Are you not sure how to create a sitemap? Check out our ultimate guide to XML sitemaps.
Check a single URL
The next step is to get familiarized with the URL Inspection tool. Using it, you can check the indexing status of individual URLs with just a few clicks.
If a given page is not indexed, you will get to know why.
For each page, the URL Inspection tool displays one of the three statuses:
- URL is on Google: This page is indexed and will appear in search results. There aren’t any critical issues occurring. It may have more minor problems, e.g., with structured data, but it shouldn’t affect how Google displays it.
- URL is on Google but has issues: This page is indexed and will appear in search results, but a critical error is affecting an aspect of the page on Google. For example, the structured data on this page may be ignored.
- URL is not on Google: This page is not indexed due to critical errors, such as being blocked by a noindex tag.
To use the tool, click on URL Inspection in Google Search Console.
Then type in the URL you want to check.
My recommendation is to check multiple URLs using this tool; get a proper sample to test, and don’t just look at a single URL.
For instance, you may have a website with multiple sections:
Make sure you check every section, with a representative sample for each section.
Also, I recommend preparing a list of URLs that are popular on the website but get zero traffic from Google. Chances are great that some of these pages aren’t indexed. Knowing which pages aren’t indexed, and why, you will be able to address the issue.
GSC is not perfect
Like with every piece of software, Google Search Console has some bugs. For instance, I have recently discovered Google commonly marks URLs found in sitemaps as “NOT found in sitemaps” I noticed this issue across a sample 12 of websites.
Although GSC is a great tool for diagnosing indexing issues, it has some limitations, which is why we decided to create our own tool and it has a number of advantages over GSC.
- First of all, we can check URLs in bulk. It’s not possible in GSC.
- Secondly, our tool enables us to check the indexing status of our clients’ competitors, which isn’t possible with GSC.
- Last but not least, our tool allows us to look for partial indexing issues. It’s very common that Google skips some content when indexing the whole page.
If your needs extend what GSC has to offer, contact us! We can help you get the full picture of how your website is indexed by Google, including specific fragments our your pages that you really need indexed.
How to increase the probability a page will be indexed
By now you should know how to check which sections of your website aren’t fully indexed. Now you can start looking for solutions!
Here are some of the common steps you can take to solve that problem:
- Add the unindexed page to a sitemap. Additionally, check if your sitemaps don’t contain URLs that shouldn’t be indexed in the first place.
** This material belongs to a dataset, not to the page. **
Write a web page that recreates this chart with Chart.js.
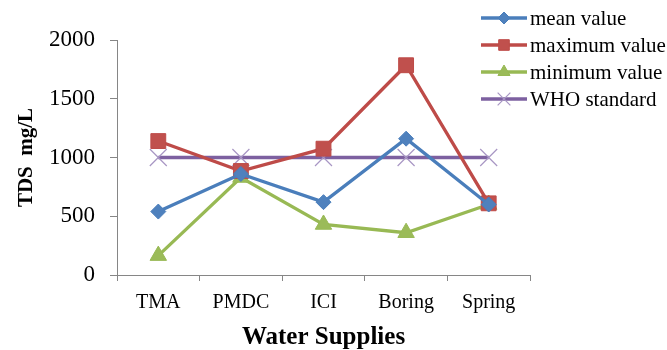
<!DOCTYPE html>
<html><head><meta charset="utf-8">
<script src="https://cdn.jsdelivr.net/npm/chart.js@4/dist/chart.umd.min.js"></script>
<style>html,body{margin:0;padding:0;background:#fff}#wrap{width:667px;height:350px;position:relative}canvas{display:block}</style>
</head><body><div id="wrap"><canvas id="c" width="667" height="350"></canvas></div>
<script>
const categories = ['TMA', 'PMDC', 'ICI', 'Boring', 'Spring'];
const meanValue = [540, 860, 620, 1160, 600];
const maximumValue = [1140, 885, 1075, 1785, 610];
const minimumValue = [165, 830, 430, 360, 600];
const whoStandard = [1000, 1000, 1000, 1000, 1000];
const seriesNames = ['mean value', 'maximum value', 'minimum value', 'WHO standard'];
const yTicks = [0, 500, 1000, 1500, 2000];
const xTitle = 'Water Supplies';
const yTitle = 'TDS  mg/L';

const SERIF = '"Liberation Serif", "Times New Roman", serif';

function drawMarker(ctx, style, x, y, r, fill, stroke, bw) {
  ctx.save();
  ctx.fillStyle = fill; ctx.strokeStyle = stroke; ctx.lineWidth = bw;
  ctx.beginPath();
  if (style === 'rectRot') {
    ctx.moveTo(x, y - r); ctx.lineTo(x + r, y); ctx.lineTo(x, y + r); ctx.lineTo(x - r, y); ctx.closePath();
    ctx.fill(); ctx.stroke();
  } else if (style === 'rect') {
    const s = r * Math.SQRT1_2;
    ctx.rect(x - s, y - s, 2 * s, 2 * s); ctx.fill(); ctx.stroke();
  } else if (style === 'triangle') {
    for (let k = 0; k < 3; k++) {
      const a = k * 2 * Math.PI / 3;
      const px = x + Math.sin(a) * r, py = y - Math.cos(a) * r;
      k === 0 ? ctx.moveTo(px, py) : ctx.lineTo(px, py);
    }
    ctx.closePath(); ctx.fill(); ctx.stroke();
  } else if (style === 'crossRot') {
    const d = r * Math.SQRT1_2;
    ctx.moveTo(x - d, y - d); ctx.lineTo(x + d, y + d);
    ctx.moveTo(x + d, y - d); ctx.lineTo(x - d, y + d);
    ctx.stroke();
  }
  ctx.restore();
}

const legendPlugin = {
  id: 'customLegend',
  afterDraw(chart) {
    const ctx = chart.ctx;
    const legendR = [6, 7.5, 7, 9];
    chart.data.datasets.forEach((ds, i) => {
      const y = 18 + 27 * i;
      ctx.save();
      ctx.strokeStyle = ds.borderColor; ctx.lineWidth = ds.borderWidth;
      ctx.beginPath(); ctx.moveTo(481, y); ctx.lineTo(527, y); ctx.stroke();
      drawMarker(ctx, ds.pointStyle, 504, y, legendR[i], ds.pointBackgroundColor, ds.pointBorderColor, ds.pointBorderWidth);
      ctx.fillStyle = '#000';
      ctx.font = '21px ' + SERIF;
      ctx.textBaseline = 'middle';
      ctx.textAlign = 'left';
      ctx.fillText(ds.label, 530, y + 1);
      ctx.restore();
    });
  }
};

new Chart(document.getElementById('c'), {
  type: 'line',
  data: {
    labels: categories,
    datasets: [
      { label: seriesNames[0], data: meanValue, borderColor: '#4A7EBB', borderWidth: 3.3,
        pointStyle: 'rectRot', pointRadius: 7.5, pointBackgroundColor: '#4F81BD', pointBorderColor: '#4A7EBB', pointBorderWidth: 1 },
      { label: seriesNames[1], data: maximumValue, borderColor: '#BE4B48', borderWidth: 3.3,
        pointStyle: 'rect', pointRadius: 10.5, pointBackgroundColor: '#C0504D', pointBorderColor: '#BE4B48', pointBorderWidth: 1 },
      { label: seriesNames[2], data: minimumValue, borderColor: '#98B954', borderWidth: 3.3,
        pointStyle: 'triangle', pointRadius: 9.5, pointBackgroundColor: '#9BBB59', pointBorderColor: '#98B954', pointBorderWidth: 1 },
      { label: seriesNames[3], data: whoStandard, borderColor: '#7D60A0', borderWidth: 3.3,
        pointStyle: 'crossRot', pointRadius: 12, pointBackgroundColor: '#B3A2C7', pointBorderColor: '#A896C4', pointBorderWidth: 1.2 }
    ]
  },
  options: {
    responsive: false,
    animation: false,
    devicePixelRatio: 1,
    layout: { padding: { left: 0, right: 137, top: 40, bottom: 0 } },
    plugins: { legend: { display: false }, tooltip: { enabled: false } },
    elements: { line: { tension: 0 } },
    scales: {
      x: {
        offset: true,
        grid: { offset: true, drawOnChartArea: false, drawTicks: true, tickLength: 6, color: '#868686' },
        border: { color: '#868686', width: 1 },
        ticks: { color: '#000', font: { family: SERIF, size: 20 }, padding: 10, maxRotation: 0 },
        title: { display: true, text: xTitle, color: '#000', font: { family: SERIF, size: 25, weight: 'bold' }, padding: { top: 0, bottom: -3 } },
        afterFit(s) { s.height = 75; }
      },
      y: {
        min: 0, max: 2000,
        afterBuildTicks(s) { s.ticks = yTicks.map(v => ({ value: v })); },
        grid: { drawOnChartArea: false, drawTicks: true, tickLength: 7, color: '#868686' },
        border: { color: '#868686', width: 1 },
        ticks: { color: '#000', font: { family: SERIF, size: 23 }, padding: 15, callback: v => String(v) },
        title: { display: true, text: yTitle, color: '#000', font: { family: SERIF, size: 21, weight: 'bold' }, padding: { top: 14, bottom: 4 } },
        afterFit(s) { s.width = 117; }
      }
    }
  },
  plugins: [legendPlugin]
});
</script>
</body></html>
- Ensure the page is not an orphan page. Are there quality links pointing to the page? Crawl your website to find pages that are orphaned. For instance, use Screaming Frog’s Orphaned pages report.
- Fix your duplicate content issues.
- Make sure there are no technical obstacles for indexing (the page may be blocked in robots.txt, or have a canonical tag pointing to a different page).
- Optimize your crawl budget. Make sure Google is not spending too much time on the low-quality content on your website.
I hope this article helped you understand how you can use the Google Search Console to see if your website is indexed. Not having all your pages indexed by Google is a very common problem, so you should regularly check if your content can be found on Google.